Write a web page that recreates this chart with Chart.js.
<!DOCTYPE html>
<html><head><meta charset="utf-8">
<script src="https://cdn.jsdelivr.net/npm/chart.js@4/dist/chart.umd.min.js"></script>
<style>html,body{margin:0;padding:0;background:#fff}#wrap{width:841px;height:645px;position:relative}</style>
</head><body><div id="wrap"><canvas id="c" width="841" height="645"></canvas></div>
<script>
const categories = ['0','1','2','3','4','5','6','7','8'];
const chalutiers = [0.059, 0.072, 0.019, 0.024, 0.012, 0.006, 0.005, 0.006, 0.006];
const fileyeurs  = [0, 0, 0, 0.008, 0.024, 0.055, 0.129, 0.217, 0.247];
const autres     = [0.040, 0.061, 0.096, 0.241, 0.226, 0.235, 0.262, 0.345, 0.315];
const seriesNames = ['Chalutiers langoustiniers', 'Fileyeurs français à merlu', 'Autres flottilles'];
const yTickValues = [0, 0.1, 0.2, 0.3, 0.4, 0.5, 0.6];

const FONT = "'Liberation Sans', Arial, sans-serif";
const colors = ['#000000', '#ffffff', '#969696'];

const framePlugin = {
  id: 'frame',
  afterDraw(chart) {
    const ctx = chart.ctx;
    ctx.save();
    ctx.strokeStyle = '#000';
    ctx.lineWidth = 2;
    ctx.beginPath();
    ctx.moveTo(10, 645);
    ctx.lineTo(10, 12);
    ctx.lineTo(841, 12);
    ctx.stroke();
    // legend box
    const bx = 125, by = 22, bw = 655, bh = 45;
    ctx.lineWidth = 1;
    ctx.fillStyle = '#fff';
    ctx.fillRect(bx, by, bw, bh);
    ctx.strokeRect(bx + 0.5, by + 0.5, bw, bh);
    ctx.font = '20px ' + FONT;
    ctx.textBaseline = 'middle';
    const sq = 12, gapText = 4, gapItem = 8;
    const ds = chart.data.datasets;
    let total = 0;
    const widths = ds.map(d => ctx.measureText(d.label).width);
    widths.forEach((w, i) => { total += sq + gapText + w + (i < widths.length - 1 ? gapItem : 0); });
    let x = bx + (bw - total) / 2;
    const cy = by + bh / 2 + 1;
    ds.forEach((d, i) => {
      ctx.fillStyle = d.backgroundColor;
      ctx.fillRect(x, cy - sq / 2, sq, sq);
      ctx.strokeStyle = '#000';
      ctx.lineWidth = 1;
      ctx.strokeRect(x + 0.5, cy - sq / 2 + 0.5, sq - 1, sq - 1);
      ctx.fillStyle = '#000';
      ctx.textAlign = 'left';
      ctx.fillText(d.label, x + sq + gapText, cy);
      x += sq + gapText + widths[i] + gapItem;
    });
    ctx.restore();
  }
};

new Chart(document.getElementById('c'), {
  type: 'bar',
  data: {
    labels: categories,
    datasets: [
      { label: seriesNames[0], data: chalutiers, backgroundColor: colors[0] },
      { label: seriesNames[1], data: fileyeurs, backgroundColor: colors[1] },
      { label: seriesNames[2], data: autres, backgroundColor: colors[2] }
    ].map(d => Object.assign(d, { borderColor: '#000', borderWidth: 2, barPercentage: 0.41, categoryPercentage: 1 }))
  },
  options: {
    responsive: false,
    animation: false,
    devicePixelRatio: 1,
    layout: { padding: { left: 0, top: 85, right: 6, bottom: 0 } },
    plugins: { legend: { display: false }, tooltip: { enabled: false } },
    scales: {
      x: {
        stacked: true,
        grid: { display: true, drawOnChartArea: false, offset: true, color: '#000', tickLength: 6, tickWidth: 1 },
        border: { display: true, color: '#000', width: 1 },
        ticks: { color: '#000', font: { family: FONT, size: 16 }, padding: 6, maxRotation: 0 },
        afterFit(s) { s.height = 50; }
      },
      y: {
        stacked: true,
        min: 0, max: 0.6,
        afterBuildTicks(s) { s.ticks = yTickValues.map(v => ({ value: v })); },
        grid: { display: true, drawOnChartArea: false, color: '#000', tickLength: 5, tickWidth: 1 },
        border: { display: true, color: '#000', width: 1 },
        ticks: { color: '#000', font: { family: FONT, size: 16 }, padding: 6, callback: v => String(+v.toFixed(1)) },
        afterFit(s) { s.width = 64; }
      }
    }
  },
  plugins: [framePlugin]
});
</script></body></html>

- - -

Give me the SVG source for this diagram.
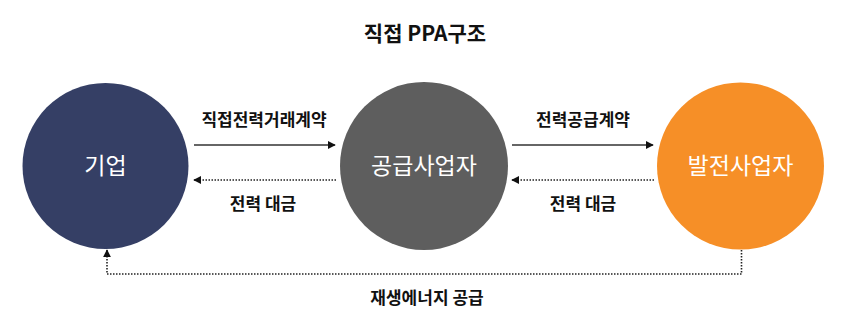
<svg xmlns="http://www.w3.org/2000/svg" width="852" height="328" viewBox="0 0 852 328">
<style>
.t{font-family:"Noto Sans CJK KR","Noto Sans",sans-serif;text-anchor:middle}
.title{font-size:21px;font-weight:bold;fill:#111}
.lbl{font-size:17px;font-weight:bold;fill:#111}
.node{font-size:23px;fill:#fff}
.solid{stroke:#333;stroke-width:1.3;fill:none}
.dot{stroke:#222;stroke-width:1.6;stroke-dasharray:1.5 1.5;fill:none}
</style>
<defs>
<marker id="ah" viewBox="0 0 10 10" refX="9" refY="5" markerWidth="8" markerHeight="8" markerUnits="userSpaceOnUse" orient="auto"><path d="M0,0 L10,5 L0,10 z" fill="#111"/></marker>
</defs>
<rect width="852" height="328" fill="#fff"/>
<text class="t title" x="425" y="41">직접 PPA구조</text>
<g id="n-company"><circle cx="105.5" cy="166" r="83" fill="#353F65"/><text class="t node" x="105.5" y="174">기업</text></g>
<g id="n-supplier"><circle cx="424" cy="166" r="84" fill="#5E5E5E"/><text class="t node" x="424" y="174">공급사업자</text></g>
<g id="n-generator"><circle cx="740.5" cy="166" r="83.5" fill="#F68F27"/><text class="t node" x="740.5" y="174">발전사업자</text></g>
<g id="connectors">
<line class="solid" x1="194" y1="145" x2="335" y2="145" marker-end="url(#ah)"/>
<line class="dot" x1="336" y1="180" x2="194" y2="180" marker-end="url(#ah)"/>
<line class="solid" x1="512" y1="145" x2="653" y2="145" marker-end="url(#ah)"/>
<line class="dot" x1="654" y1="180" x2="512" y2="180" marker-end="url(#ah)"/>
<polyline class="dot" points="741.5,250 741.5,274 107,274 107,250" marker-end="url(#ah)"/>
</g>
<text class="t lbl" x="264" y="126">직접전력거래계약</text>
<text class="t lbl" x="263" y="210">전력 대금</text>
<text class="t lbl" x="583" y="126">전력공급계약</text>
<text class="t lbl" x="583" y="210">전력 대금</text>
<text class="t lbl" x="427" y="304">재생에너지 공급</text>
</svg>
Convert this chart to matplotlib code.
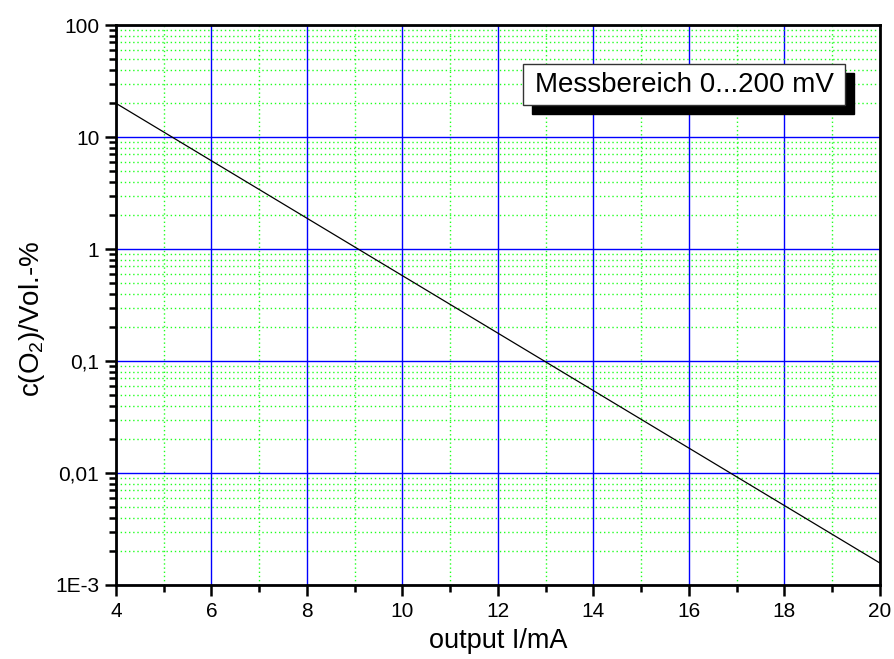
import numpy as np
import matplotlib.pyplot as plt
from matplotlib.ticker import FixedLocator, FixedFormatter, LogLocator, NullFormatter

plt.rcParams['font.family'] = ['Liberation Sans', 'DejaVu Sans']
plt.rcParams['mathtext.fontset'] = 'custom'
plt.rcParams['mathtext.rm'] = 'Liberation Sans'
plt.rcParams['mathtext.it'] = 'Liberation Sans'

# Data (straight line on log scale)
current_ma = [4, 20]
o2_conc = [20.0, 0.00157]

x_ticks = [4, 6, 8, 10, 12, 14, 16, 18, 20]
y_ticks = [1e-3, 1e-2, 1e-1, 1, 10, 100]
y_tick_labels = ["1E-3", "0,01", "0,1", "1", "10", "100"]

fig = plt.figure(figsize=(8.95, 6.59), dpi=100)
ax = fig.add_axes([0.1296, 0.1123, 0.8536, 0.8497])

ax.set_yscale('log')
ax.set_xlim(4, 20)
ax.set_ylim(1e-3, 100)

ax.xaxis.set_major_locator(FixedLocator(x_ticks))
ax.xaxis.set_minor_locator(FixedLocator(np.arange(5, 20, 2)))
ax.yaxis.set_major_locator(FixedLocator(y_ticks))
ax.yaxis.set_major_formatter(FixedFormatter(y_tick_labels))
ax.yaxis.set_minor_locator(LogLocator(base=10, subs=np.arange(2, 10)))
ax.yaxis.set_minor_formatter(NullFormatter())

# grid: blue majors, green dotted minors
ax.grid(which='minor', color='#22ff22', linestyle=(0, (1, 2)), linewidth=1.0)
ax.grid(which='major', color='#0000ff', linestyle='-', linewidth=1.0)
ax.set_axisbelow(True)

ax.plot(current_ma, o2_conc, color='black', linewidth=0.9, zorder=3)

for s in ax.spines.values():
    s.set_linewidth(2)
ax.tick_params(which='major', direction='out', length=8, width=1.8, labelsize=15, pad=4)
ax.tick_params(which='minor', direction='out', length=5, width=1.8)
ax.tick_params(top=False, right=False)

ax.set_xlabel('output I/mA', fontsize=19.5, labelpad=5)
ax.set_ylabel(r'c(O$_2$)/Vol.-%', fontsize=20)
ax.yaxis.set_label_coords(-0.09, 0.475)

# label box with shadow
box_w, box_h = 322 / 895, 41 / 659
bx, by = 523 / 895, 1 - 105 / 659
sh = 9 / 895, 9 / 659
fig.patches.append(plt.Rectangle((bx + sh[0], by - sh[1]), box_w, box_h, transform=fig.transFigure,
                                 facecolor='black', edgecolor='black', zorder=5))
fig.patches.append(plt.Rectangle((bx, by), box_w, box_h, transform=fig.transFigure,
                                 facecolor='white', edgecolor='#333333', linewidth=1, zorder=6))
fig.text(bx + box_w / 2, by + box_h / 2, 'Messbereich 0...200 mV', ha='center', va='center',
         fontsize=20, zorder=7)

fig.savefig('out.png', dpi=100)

- - -

## [Aim of the exercise]
From the line with "Write a web" through the line with "const colors = ['#000000', '#ffffff', '#969696'];", set down every line exactly and nothing besides.

## [Exercise result]
Write a web page that recreates this chart with Chart.js.
<!DOCTYPE html>
<html><head><meta charset="utf-8">
<script src="https://cdn.jsdelivr.net/npm/chart.js@4/dist/chart.umd.min.js"></script>
<style>html,body{margin:0;padding:0;background:#fff}#wrap{width:841px;height:645px;position:relative}</style>
</head><body><div id="wrap"><canvas id="c" width="841" height="645"></canvas></div>
<script>
const categories = ['0','1','2','3','4','5','6','7','8'];
const chalutiers = [0.059, 0.072, 0.019, 0.024, 0.012, 0.006, 0.005, 0.006, 0.006];
const fileyeurs  = [0, 0, 0, 0.008, 0.024, 0.055, 0.129, 0.217, 0.247];
const autres     = [0.040, 0.061, 0.096, 0.241, 0.226, 0.235, 0.262, 0.345, 0.315];
const seriesNames = ['Chalutiers langoustiniers', 'Fileyeurs français à merlu', 'Autres flottilles'];
const yTickValues = [0, 0.1, 0.2, 0.3, 0.4, 0.5, 0.6];

const FONT = "'Liberation Sans', Arial, sans-serif";
const colors = ['#000000', '#ffffff', '#969696'];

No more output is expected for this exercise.